Copy out every line exactly, passing over the pictures.

--

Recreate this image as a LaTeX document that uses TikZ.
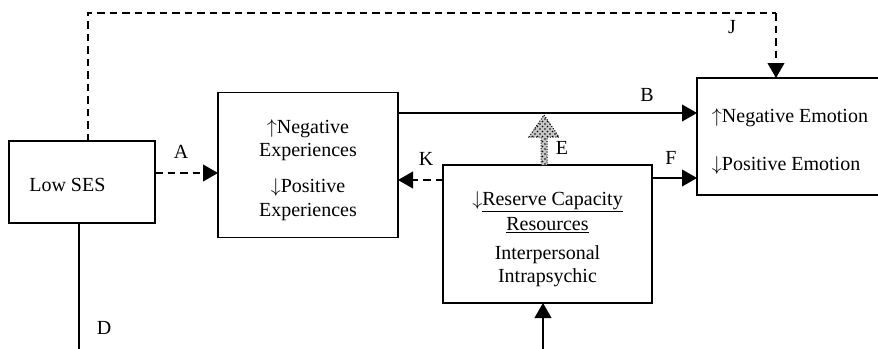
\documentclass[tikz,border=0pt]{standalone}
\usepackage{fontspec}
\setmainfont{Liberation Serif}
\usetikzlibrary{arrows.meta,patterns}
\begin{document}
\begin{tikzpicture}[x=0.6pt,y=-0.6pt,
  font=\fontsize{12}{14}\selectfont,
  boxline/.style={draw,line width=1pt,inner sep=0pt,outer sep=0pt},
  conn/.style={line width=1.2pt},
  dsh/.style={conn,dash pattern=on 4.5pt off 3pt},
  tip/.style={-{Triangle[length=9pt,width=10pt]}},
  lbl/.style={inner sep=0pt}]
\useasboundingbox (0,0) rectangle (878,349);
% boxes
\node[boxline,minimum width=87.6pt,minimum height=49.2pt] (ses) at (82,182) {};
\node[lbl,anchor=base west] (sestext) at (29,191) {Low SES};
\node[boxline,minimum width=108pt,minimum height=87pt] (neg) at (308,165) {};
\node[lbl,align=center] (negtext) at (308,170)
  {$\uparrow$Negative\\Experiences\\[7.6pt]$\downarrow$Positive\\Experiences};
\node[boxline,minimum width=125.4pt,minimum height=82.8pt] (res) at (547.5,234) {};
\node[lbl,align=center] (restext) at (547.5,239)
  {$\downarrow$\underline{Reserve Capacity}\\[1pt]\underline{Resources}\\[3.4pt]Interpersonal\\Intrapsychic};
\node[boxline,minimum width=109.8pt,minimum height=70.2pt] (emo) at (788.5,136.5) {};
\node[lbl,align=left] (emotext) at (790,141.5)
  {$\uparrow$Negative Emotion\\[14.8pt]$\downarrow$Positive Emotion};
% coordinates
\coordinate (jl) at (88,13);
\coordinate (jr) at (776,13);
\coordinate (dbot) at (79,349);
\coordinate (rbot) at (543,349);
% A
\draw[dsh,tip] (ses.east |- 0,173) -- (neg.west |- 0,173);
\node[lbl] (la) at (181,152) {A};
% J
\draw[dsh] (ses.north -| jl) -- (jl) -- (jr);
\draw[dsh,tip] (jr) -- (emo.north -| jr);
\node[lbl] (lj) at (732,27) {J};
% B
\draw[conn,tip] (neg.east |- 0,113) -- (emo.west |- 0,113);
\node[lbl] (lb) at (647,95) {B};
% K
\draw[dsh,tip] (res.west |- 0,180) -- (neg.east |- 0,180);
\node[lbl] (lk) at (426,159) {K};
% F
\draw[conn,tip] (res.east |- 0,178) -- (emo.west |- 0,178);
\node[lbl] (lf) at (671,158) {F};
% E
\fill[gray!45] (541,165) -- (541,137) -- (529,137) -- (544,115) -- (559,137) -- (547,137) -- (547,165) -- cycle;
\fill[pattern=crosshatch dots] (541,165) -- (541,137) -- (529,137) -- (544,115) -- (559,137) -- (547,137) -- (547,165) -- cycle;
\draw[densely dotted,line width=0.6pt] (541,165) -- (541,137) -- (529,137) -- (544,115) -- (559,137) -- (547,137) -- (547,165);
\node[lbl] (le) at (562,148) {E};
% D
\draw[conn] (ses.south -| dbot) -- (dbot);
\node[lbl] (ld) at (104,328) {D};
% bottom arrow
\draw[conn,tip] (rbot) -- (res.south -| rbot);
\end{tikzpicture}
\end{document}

--

= Answer to the task =
Recreate this image as a LaTeX document that uses TikZ.
\documentclass[tikz,border=0pt]{standalone}
\usepackage{fontspec}
\setmainfont{Liberation Serif}
\usetikzlibrary{arrows.meta,patterns}
\begin{document}
\begin{tikzpicture}[x=0.6pt,y=-0.6pt,
  font=\fontsize{12}{14}\selectfont,
  boxline/.style={draw,line width=1pt,inner sep=0pt,outer sep=0pt},
  conn/.style={line width=1.2pt},
  dsh/.style={conn,dash pattern=on 4.5pt off 3pt},
  tip/.style={-{Triangle[length=9pt,width=10pt]}},
  lbl/.style={inner sep=0pt}]
\useasboundingbox (0,0) rectangle (878,349);
% boxes
\node[boxline,minimum width=87.6pt,minimum height=49.2pt] (ses) at (82,182) {};
\node[lbl,anchor=base west] (sestext) at (29,191) {Low SES};
\node[boxline,minimum width=108pt,minimum height=87pt] (neg) at (308,165) {};
\node[lbl,align=center] (negtext) at (308,170)
  {$\uparrow$Negative\\Experiences\\[7.6pt]$\downarrow$Positive\\Experiences};
\node[boxline,minimum width=125.4pt,minimum height=82.8pt] (res) at (547.5,234) {};
\node[lbl,align=center] (restext) at (547.5,239)
  {$\downarrow$\underline{Reserve Capacity}\\[1pt]\underline{Resources}\\[3.4pt]Interpersonal\\Intrapsychic};
\node[boxline,minimum width=109.8pt,minimum height=70.2pt] (emo) at (788.5,136.5) {};
\node[lbl,align=left] (emotext) at (790,141.5)
  {$\uparrow$Negative Emotion\\[14.8pt]$\downarrow$Positive Emotion};
% coordinates
\coordinate (jl) at (88,13);
\coordinate (jr) at (776,13);
\coordinate (dbot) at (79,349);
\coordinate (rbot) at (543,349);
% A
\draw[dsh,tip] (ses.east |- 0,173) -- (neg.west |- 0,173);
\node[lbl] (la) at (181,152) {A};
% J
\draw[dsh] (ses.north -| jl) -- (jl) -- (jr);
\draw[dsh,tip] (jr) -- (emo.north -| jr);
\node[lbl] (lj) at (732,27) {J};
% B
\draw[conn,tip] (neg.east |- 0,113) -- (emo.west |- 0,113);
\node[lbl] (lb) at (647,95) {B};
% K
\draw[dsh,tip] (res.west |- 0,180) -- (neg.east |- 0,180);
\node[lbl] (lk) at (426,159) {K};
% F
\draw[conn,tip] (res.east |- 0,178) -- (emo.west |- 0,178);
\node[lbl] (lf) at (671,158) {F};
% E
\fill[gray!45] (541,165) -- (541,137) -- (529,137) -- (544,115) -- (559,137) -- (547,137) -- (547,165) -- cycle;
\fill[pattern=crosshatch dots] (541,165) -- (541,137) -- (529,137) -- (544,115) -- (559,137) -- (547,137) -- (547,165) -- cycle;
\draw[densely dotted,line width=0.6pt] (541,165) -- (541,137) -- (529,137) -- (544,115) -- (559,137) -- (547,137) -- (547,165);
\node[lbl] (le) at (562,148) {E};
% D
\draw[conn] (ses.south -| dbot) -- (dbot);
\node[lbl] (ld) at (104,328) {D};
% bottom arrow
\draw[conn,tip] (rbot) -- (res.south -| rbot);
\end{tikzpicture}
\end{document}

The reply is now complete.